Chipotle CEO Steve Ells has been in defensive mode since Chipotle sickened hundreds of customers over the holiday season thanks to a massive E. coli and norovirus outbreak in several of their stores. Ells has done a mea culpa tour of morning news programs, pleading with customers to return. He’s promised to improve the chain’s food safety practices and just last week, boldly announced the early February closure of all locations in order to provide guidance to employees about company-wide changes.

No doubt Steve Ells would rather spend his time doing just about anything else. Certainly, it’s no fun having to say sorry over and over again. But something tells me, Ells isn’t that passionate about the fast food restaurant he helms. And perhaps that’s part of Chipotle’s problem.

A graduate of the Culinary Institute of America, Ells had far more illustrious dreams of restaurant glory. He wanted to open fine dining establishments. Yet, like an art school graduate who takes a desk job to pay the bills and a decade later is still at the same desk, one can’t help but sense the regret and embarrassment Ells feels for scarring America’s landscape with yet another massive fast food franchise.

You can sense Steve Ellis’ discomfort with Chipotle in interviews about the restaurant’s success. In a 2013 Huffington Post story, writer Joe Satran explains “Ells had hoped Chipotle would run itself, allowing him to work on his fine-dining restaurant.” Ells told Satran “I remember feeling a little guilty every time I opened a Chipotle…I felt guilty because I wasn’t following my true passion. But that eventually went away. And I realized that this is my calling.”

Perhaps he really has come to feel that growing the Chipotle empire is his true calling, or perhaps he’s found that raking in millions is satisfying enough and adequately softens the blow of lost dreams. And Ells isn’t just pocketing one or two million. In 2013, Ells made $25 million. In 2014, he made almost $30 million. That’s well over 1,000 times what the average Chipotle worker takes home each year.

No one should begrudge Ells a handsome payday. After all, he runs a very successful chain of fast food restaurants that employs around 53,000 people. Yet there is something grating, even hypocritical, about how Chipotle markets itself—as the anti-fast-food fast food restaurant—particularly when you consider the franchise’s path to success that created Ells’s millions.

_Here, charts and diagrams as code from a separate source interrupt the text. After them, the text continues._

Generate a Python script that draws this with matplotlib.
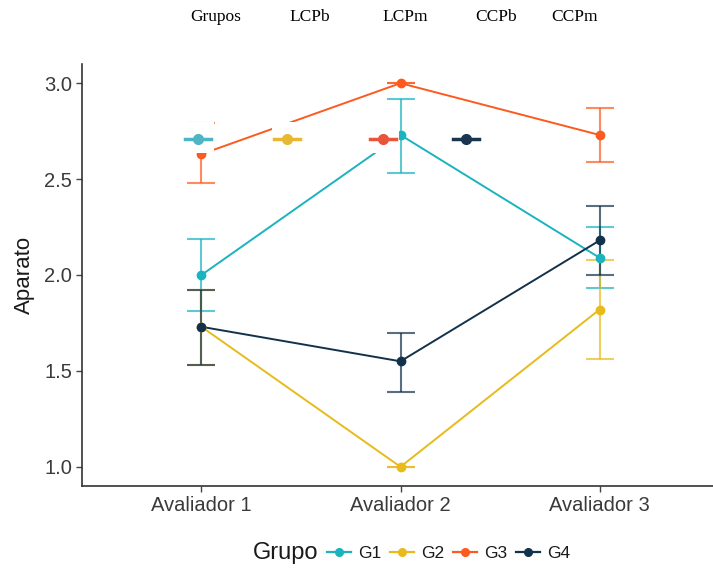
import numpy as np
import matplotlib
matplotlib.use("Agg")
import matplotlib.pyplot as plt
from matplotlib.lines import Line2D
from matplotlib.patches import Rectangle

plt.rcParams['font.family'] = ['Liberation Sans', 'DejaVu Sans']

avaliadores = ["Avaliador 1", "Avaliador 2", "Avaliador 3"]
grupos = ["G1", "G2", "G3", "G4"]
cores = ["#1AB3BF", "#E8BA1C", "#FC5A1E", "#12314B"]

# mean and error-bar limits for each group at each rater
media = [[2.00, 2.73, 2.09],
         [1.73, 1.00, 1.82],
         [2.63, 3.00, 2.73],
         [1.73, 1.55, 2.18]]
lim_inf = [[1.81, 2.53, 1.93],
           [1.53, 1.00, 1.56],
           [2.48, 3.00, 2.59],
           [1.53, 1.39, 2.00]]
lim_sup = [[2.19, 2.92, 2.25],
           [1.92, 1.00, 2.08],
           [2.79, 3.00, 2.87],
           [1.92, 1.70, 2.36]]

# stray header row and legend keys pasted over the figure
rotulos_topo = ["Grupos", "LCPb", "LCPm", "CCPb", "CCPm"]
rotulos_x = [216, 310, 405, 496, 575]
chaves_x = [198, 287, 383, 466]
chaves_cor = ["#4FB5C2", "#E8B830", "#E8553A", "#1A3550"]

W, H = 713, 574
fig = plt.figure(figsize=(W / 100, H / 100), dpi=100)
ax = fig.add_axes([82 / W, (H - 486) / H, (719 - 82) / W, (486 - 64) / H])

x = np.arange(1, 4)
for i, g in enumerate(grupos):
    m = np.array(media[i])
    lo = m - np.array(lim_inf[i])
    hi = np.array(lim_sup[i]) - m
    ax.errorbar(x, m, yerr=[lo, hi], fmt='none', ecolor=cores[i], elinewidth=1.5,
                capsize=10, capthick=1.5, alpha=0.7, zorder=2)
for i, g in enumerate(grupos):
    ax.plot(x, media[i], color=cores[i], lw=1.4, zorder=3)
for i, g in enumerate(grupos):
    ax.plot(x, media[i], 'o', color=cores[i], ms=6, zorder=4)

ax.set_xlim(0.4, 3.6)
ax.set_ylim(0.9, 3.1)
ax.set_xticks(x)
ax.set_xticklabels(avaliadores)
ax.set_yticks([1.0, 1.5, 2.0, 2.5, 3.0])
ax.set_yticklabels(["1.0", "1.5", "2.0", "2.5", "3.0"])
ax.tick_params(colors="#444444", labelsize=14.5, length=4, width=1, labelcolor="#3A3A3A", pad=3)
for s in ["top", "right"]:
    ax.spines[s].set_visible(False)
for s in ["left", "bottom"]:
    ax.spines[s].set_color("#333333")
    ax.spines[s].set_linewidth(1.2)
ax.set_ylabel("Aparato", fontsize=16, color="#1A1A1A", labelpad=7)

# overlay: header text and boxed keys
for t, px in zip(rotulos_topo, rotulos_x):
    fig.text(px / W, 1 - 17 / H, t, ha='center', va='center', fontsize=12.5,
             family=['Liberation Serif', 'DejaVu Serif'])
for px, c in zip(chaves_x, chaves_cor):
    fig.patches.append(Rectangle(((px - 15) / W, 1 - 153 / H), 31 / W, 31 / H,
                                 transform=fig.transFigure, facecolor='white',
                                 edgecolor='none', zorder=5))
    fig.lines.append(Line2D([(px - 13) / W, (px + 13) / W], [1 - 139 / H] * 2,
                            transform=fig.transFigure, color=c, lw=2.5, zorder=6))
    fig.lines.append(Line2D([px / W], [1 - 139 / H], transform=fig.transFigure,
                            marker='o', ms=7, color=c, zorder=7))

# bottom legend
handles = [Line2D([], [], color=c, lw=1.6, marker='o', ms=5.5) for c in cores]
fig.text(253 / W, 1 - 553 / H, "Grupo", fontsize=17, va='center', color="#1A1A1A")
fig.legend(handles, grupos, loc='center left', bbox_to_anchor=(318 / W, 1 - 553 / H),
           ncol=4, frameon=False, fontsize=12.5, handlelength=1.4, handletextpad=0.4,
           columnspacing=0.5, borderpad=0, labelcolor="#1A1A1A")

fig.savefig("out.png", dpi=100)
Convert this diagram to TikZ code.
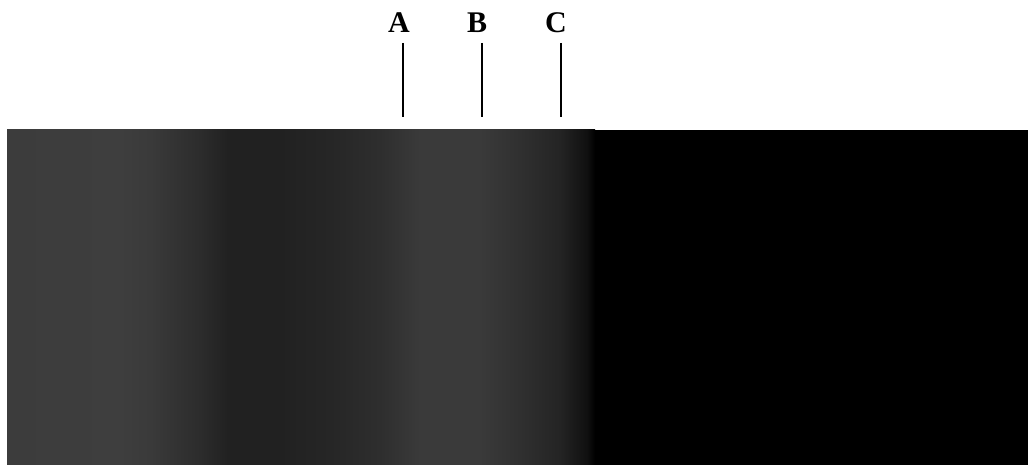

In 1998, the archetypal fast food restaurant—McDonalds—invested in Chipotle, which then consisted of only 14 stores in the Denver area. By the time McDonalds divested of the burrito chain in 2006, McDonald’s had invested nearly $350 million and had helped Chipotle grow to over 1,000 locations nationwide.

Despite this generosity, you won’t find nary a mention of McDonalds on Chipotle’s website (go ahead, use the search function. It results in zero findings). It makes sense that Chipotle would keep this inconvenient fact quiet considering its marketing strategy of railing against the very thing McDonalds embodies—Big Food.

In 2013, Chipotle even produced a glossy short film about the dangers of Big Food, which according to Chipotle’s website, shows “…a dystopian fantasy world, [where] all food production is controlled by fictional industrial giant Crow Foods. Scarecrows have been displaced from their traditional role of protecting food, and are now servants to the crows and their evil plans to dominate the food system.”

Of course, Chipotle sets itself up as the antidote, which will save the food system from this dystopian nightmare.  The irony is that Chipotle is only around to supposedly transform the food landscape because of the support of the very food company Ells thinks is ruining Americans’ palate in the first place.

Yet McDonald’s earns its customers the same way that Chipotle does: by providing satisfying food at a good price. Chipotle’s preening about using GMO-free and organic ingredients overlooks that study after study shows GMOs are just as healthy and safe as non-GMO and that organic is no more nutritious than non-organic. And for all Chipotle’s claims that their food is better, Chipotle didn’t meet the basic goal of providing food that’s safe to eat.  Chipotle’s better-than-thou attitude needs to be expunged from the restaurant chain along with the bacteria.

Ells needs to get over his snobbery and get Chipotle back to focusing on the basics of food safety and providing customers with food they enjoy at a good price.

Julie Gunlock writes about food for the Independent Women’s Forum.